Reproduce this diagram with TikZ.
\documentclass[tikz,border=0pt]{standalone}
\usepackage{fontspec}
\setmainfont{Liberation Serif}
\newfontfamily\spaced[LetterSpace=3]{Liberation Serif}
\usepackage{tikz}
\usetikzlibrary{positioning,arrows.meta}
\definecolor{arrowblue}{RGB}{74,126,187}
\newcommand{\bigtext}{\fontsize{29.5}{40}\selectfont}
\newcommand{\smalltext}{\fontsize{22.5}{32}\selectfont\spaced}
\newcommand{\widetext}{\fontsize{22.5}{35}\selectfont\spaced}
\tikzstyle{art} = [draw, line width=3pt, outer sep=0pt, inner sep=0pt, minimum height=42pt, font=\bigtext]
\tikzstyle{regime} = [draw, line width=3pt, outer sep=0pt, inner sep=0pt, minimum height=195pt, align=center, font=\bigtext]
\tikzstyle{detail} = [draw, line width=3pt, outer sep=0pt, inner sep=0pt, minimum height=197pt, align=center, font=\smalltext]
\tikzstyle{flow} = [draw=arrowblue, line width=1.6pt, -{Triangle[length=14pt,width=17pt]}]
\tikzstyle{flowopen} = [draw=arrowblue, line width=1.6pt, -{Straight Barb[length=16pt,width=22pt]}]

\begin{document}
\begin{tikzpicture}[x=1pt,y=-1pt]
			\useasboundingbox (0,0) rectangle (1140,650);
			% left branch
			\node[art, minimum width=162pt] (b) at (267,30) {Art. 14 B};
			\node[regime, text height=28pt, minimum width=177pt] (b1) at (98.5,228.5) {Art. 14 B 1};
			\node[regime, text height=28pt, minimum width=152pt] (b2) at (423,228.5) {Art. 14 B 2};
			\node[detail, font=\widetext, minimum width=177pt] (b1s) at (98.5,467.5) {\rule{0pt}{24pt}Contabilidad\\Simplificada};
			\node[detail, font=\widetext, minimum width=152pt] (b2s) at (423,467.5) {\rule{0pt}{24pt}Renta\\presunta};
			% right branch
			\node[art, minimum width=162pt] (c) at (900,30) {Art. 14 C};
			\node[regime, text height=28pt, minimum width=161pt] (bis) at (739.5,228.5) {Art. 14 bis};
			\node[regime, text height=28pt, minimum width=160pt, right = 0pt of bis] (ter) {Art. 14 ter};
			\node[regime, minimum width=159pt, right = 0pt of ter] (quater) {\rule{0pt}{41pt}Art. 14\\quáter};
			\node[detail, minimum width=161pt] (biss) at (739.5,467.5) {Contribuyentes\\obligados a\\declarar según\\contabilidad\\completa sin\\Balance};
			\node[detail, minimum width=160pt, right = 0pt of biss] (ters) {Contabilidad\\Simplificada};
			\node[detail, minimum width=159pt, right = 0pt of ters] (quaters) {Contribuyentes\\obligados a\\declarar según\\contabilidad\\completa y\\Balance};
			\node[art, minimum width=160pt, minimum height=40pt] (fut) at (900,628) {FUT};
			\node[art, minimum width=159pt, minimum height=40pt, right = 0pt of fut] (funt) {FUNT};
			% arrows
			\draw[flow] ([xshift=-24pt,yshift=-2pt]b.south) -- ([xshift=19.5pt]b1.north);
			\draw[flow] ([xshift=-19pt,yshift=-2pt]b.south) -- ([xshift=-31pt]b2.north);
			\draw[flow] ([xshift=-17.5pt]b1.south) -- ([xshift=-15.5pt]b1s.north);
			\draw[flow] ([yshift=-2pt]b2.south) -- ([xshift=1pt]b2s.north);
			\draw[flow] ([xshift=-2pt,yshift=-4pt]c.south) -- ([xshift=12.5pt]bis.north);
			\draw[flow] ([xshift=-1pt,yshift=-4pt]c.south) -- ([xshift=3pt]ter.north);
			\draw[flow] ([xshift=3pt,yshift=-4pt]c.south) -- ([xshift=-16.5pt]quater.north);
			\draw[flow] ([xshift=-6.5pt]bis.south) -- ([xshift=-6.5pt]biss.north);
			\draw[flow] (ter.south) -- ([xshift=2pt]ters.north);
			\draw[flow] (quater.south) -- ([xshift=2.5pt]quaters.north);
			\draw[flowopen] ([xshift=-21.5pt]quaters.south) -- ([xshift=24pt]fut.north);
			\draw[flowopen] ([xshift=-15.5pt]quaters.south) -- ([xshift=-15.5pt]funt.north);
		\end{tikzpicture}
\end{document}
######
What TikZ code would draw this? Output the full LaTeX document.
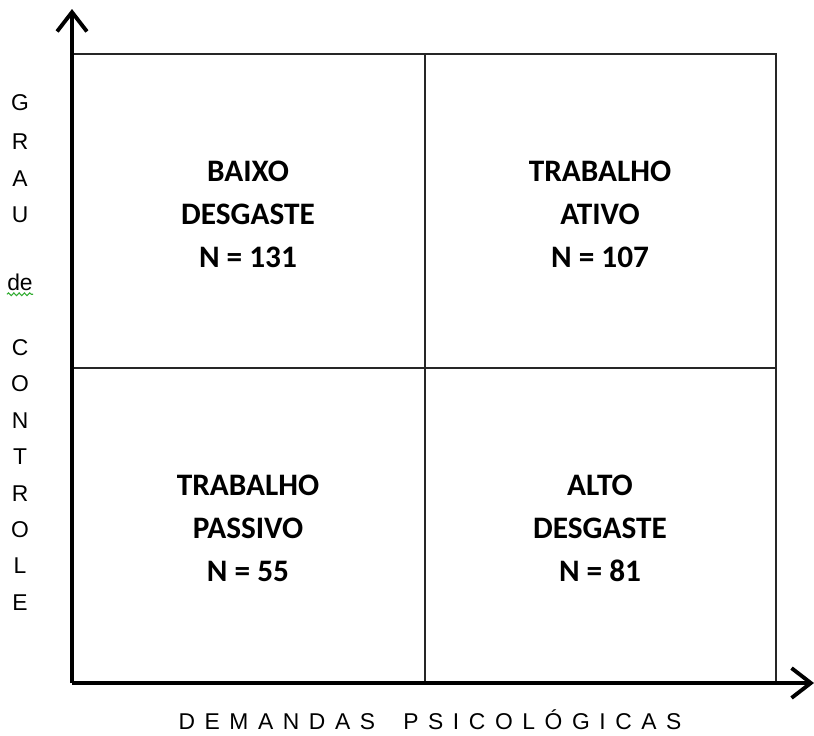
######
• YOUR GOAL: Pick out each line containing the string "this" and copy it.

• SOLUTION TO THE PROBLEM:
Reproduce this diagram with TikZ.
What TikZ code would draw this? Output the full LaTeX document.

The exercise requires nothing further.